When Justice Scalia died in February of 2016, progressive and famous liberal constitutional law professors were writing op-eds about what the great new liberal court was going to do. Wait until Hillary gets in. We're going to overturn Citizens United. We're going to make affirmative action easier. We're going to solidify abortion.
I said, no, we shouldn't do any of that. We have four Republicans and four Democrats, we should freeze it there. Congress can't constitutionally stop the president from nominating anybody he wants, that's his power, but the Senate can say, sorry, we're not going to take them, as we found out with Merrick Garland. If you’re a Republican president and a Democrat dies, you have to give us a Democrat. If you're a Democrat president and a Republican dies, you have to give us a Republican. If there is a four-four split, if they are going to decide the case, by definition, one Republican has to vote with one Democrat, or one Democrat has to vote with the Republicans. I still think that's a great idea, frankly.
Justice Kagan in 2017 gave several public speeches where she said, 2016 really wasn't so bad. We had to compromise more. We had to issue narrower decisions. We had to be more attuned to each other. She was clear to say, this can't last forever, but she listed all the benefits of the four-four evenly divided court. If you read her speeches and my law review article, or my New York Times piece, or my Daily Beast piece on the subject, they were pretty similar. And if you think about it, it makes sense. Why should the country be turned around because of a five to four partisan vote of unelected, life-tenured lawyers? Why would we live in that world? If, for example, Justice Roberts and Justice Kagan agree on a decision, I am going to say well, those are two pretty smart people. They have different politics, but they both think it's a good idea. I can live with that. I may not like it, but I can live with it. What I can't live with is five, four partisan decisions changing our country.
What do you think the future of campaign finance legislation looks like, particularly with Amy Coney Barrett’s appointment?
Your assumption is this country has a future? I'm not kidding when I say that. 74 million Americans voted for Donald Trump — that doesn't give me the warm and fuzzies. I mean you're obviously very smart and also young, but there's nothing inevitable about this country. We had a Civil War not that long ago by world standards. The Supreme Court was in crisis in 1935. We're not forever.

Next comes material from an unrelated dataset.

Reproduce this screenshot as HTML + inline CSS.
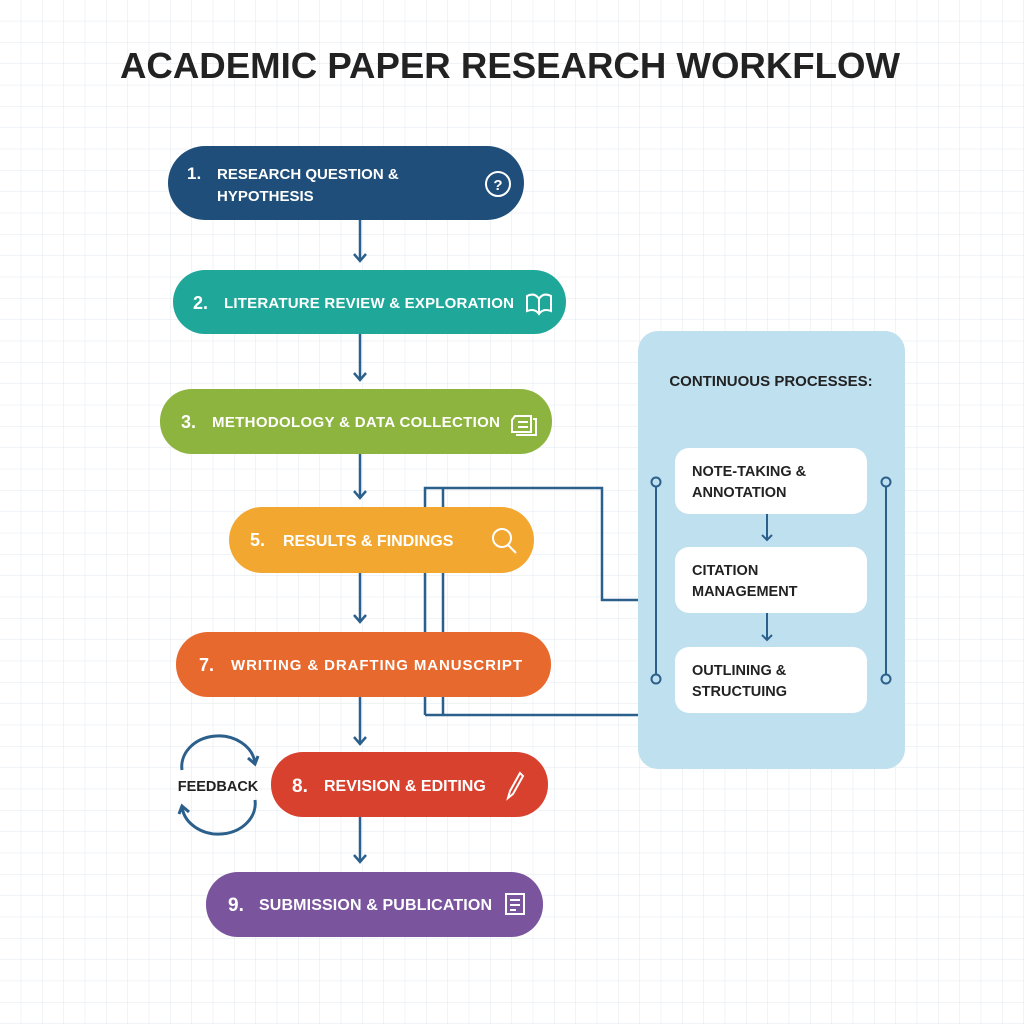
<!DOCTYPE html>
<html><head><meta charset="utf-8"><style>
body{margin:0;background:#fff}
svg{display:block}
text{font-family:"Liberation Sans",sans-serif;font-weight:bold}
</style></head><body>
<svg width="1024" height="1024" viewBox="0 0 1024 1024" xmlns="http://www.w3.org/2000/svg">
<defs>
<pattern id="g" width="21.33" height="21.33" patternUnits="userSpaceOnUse">
<path d="M21.33 0V21.33M0 21.33H21.33" stroke="#e2e8ef" stroke-width="1" fill="none"/>
</pattern>
</defs>
<rect width="1024" height="1024" fill="#fff"/>
<rect width="1024" height="1024" fill="url(#g)"/>
<text x="120" y="78" font-size="36" fill="#222" textLength="780" lengthAdjust="spacingAndGlyphs">ACADEMIC PAPER RESEARCH WORKFLOW</text>

<g stroke="#2b5f8c" stroke-width="2.5" fill="none">
<line x1="360" y1="220" x2="360" y2="261"/><path d="M354 254 L360 261 L366 254"/>
<line x1="360" y1="334" x2="360" y2="380"/><path d="M354 373 L360 380 L366 373"/>
<line x1="360" y1="454" x2="360" y2="498"/><path d="M354 491 L360 498 L366 491"/>
<line x1="360" y1="573" x2="360" y2="622"/><path d="M354 615 L360 622 L366 615"/>
<line x1="360" y1="697" x2="360" y2="744"/><path d="M354 737 L360 744 L366 737"/>
<line x1="360" y1="817" x2="360" y2="862"/><path d="M354 855 L360 862 L366 855"/>
<path d="M425 715 V488 H602 V600 H640"/>
<path d="M443 715 V488"/>
<path d="M425 715 H640"/>
</g>

<rect x="638" y="331" width="267" height="438" rx="20" fill="#bfe0ef"/>
<text x="771" y="386" text-anchor="middle" font-size="15" fill="#222">CONTINUOUS PROCESSES:</text>
<g stroke="#2b5f8c" stroke-width="2" fill="none">
<line x1="656" y1="487" x2="656" y2="675"/>
<line x1="886" y1="487" x2="886" y2="675"/>
<circle cx="656" cy="482" r="4.5" fill="#bfe0ef"/>
<circle cx="656" cy="679" r="4.5" fill="#bfe0ef"/>
<circle cx="886" cy="482" r="4.5" fill="#bfe0ef"/>
<circle cx="886" cy="679" r="4.5" fill="#bfe0ef"/>
<line x1="767" y1="514" x2="767" y2="540"/><path d="M762 535 L767 540 L772 535"/>
<line x1="767" y1="613" x2="767" y2="640"/><path d="M762 635 L767 640 L772 635"/>
</g>
<g fill="#fff">
<rect x="675" y="448" width="192" height="66" rx="14"/>
<rect x="675" y="547" width="192" height="66" rx="14"/>
<rect x="675" y="647" width="192" height="66" rx="14"/>
</g>
<g font-size="14.5" fill="#222">
<text x="692" y="476">NOTE-TAKING &amp;</text><text x="692" y="497">ANNOTATION</text>
<text x="692" y="575">CITATION</text><text x="692" y="596">MANAGEMENT</text>
<text x="692" y="675">OUTLINING &amp;</text><text x="692" y="696">STRUCTUING</text>
</g>

<rect x="168" y="146" width="356" height="74" rx="37" fill="#1e4e79"/>
<rect x="173" y="270" width="393" height="64" rx="32" fill="#1fa89a"/>
<rect x="160" y="389" width="392" height="65" rx="32" fill="#8db43f"/>
<rect x="229" y="507" width="305" height="66" rx="33" fill="#f2a830"/>
<rect x="176" y="632" width="375" height="65" rx="32" fill="#e8692e"/>
<rect x="271" y="752" width="277" height="65" rx="32" fill="#d9412f"/>
<rect x="206" y="872" width="337" height="65" rx="32" fill="#7a559e"/>

<g fill="#fff" font-size="15">
<text x="187" y="179" font-size="17">1.</text>
<text x="217" y="179">RESEARCH QUESTION &amp;</text>
<text x="217" y="201">HYPOTHESIS</text>
<text x="193" y="309" font-size="18">2.</text><text x="224" y="308" textLength="290">LITERATURE REVIEW &amp; EXPLORATION</text>
<text x="181" y="428" font-size="18">3.</text><text x="212" y="427" textLength="288">METHODOLOGY &amp; DATA COLLECTION</text>
<text x="250" y="546" font-size="18">5.</text><text x="283" y="546" font-size="16">RESULTS &amp; FINDINGS</text>
<text x="199" y="671" font-size="18">7.</text><text x="231" y="670" textLength="291">WRITING &amp; DRAFTING MANUSCRIPT</text>
<text x="292" y="792" font-size="19">8.</text><text x="324" y="791" font-size="16">REVISION &amp; EDITING</text>
<text x="228" y="911" font-size="19">9.</text><text x="259" y="910" font-size="16" textLength="233">SUBMISSION &amp; PUBLICATION</text>
</g>

<g stroke="#fff" stroke-width="2" fill="none">
<circle cx="498" cy="184" r="12"/>
<path d="M527 296 q8 -4 12 3 q4 -7 12 -3 v15 q-8 -3 -12 3 q-4 -6 -12 -3z M539 299 v15"/>
<path d="M515 416 h16 v16 h-19 v-12z M518 422 h10 M518 427 h10 M533 419 h3 v16 h-20"/>
<circle cx="502" cy="538" r="9"/><path d="M508 545 l8 8"/>
<path d="M520 773 l-10 18 l-2 7 l5 -4 l10 -18z"/>
<path d="M506 894 h18 v20 h-18z M510 900 h10 M510 905 h10 M510 910 h6"/>
</g>
<text x="498" y="190" text-anchor="middle" font-size="15" fill="#fff">?</text>

<text x="218" y="791" text-anchor="middle" font-size="14.5" fill="#222">FEEDBACK</text>
<g stroke="#2b5f8c" stroke-width="3" fill="none">
<path d="M182 770 a36 30 0 0 1 73 -7"/>
<path d="M255 800 a36 30 0 0 1 -73 7"/>
<path d="M248 758 l7 6 l3 -8"/>
<path d="M189 812 l-7 -6 l-3 8"/>
</g>
</svg>
</body></html>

Assuming we're a country, I think the future of campaign finance reform is extraordinarily dark. I think that the judges who have been put on the Supreme Court recently, Kavanaugh, Gorsuch, Barrett, Alito, not Roberts, and Thomas all have very strong Federalist Society ties. The Federalist Society is run by people who believe in Citizens United all the way down. If anything, they're going to overturn Buckley and say contributions can't be limited either. And boy, wouldn't that be dark?
Absent court-packing, balancing the court, or justices dying, there will be no progress. There is no chance, absent major court restructuring, of campaign finance reform getting better.
Things will only change if the people change. Which, by the way, is how constitutional law changes – when the people change. Which may make you wonder, are we a country of laws or people?
In this respect, it certainly is defined by the people, and Republicans seem to be attuned to that. Do you think Democrats have learned anything over the past couple years?
Probably not. There's a maybe in that, but Biden is not going to help. A colleague of mine worked for Clinton and Obama, but he left Obama early because he was so depressed about judges. He was part of the nomination process. He said Obama cared, but not really. Clinton cared, but not really. Is Biden, who is the bequeather of that going to care? Probably not.
Seems bleak and not strategic.
Yeah, that's a great phrase. The Republican party has been incredibly strategic about judges and the Democrats have been completely not strategic.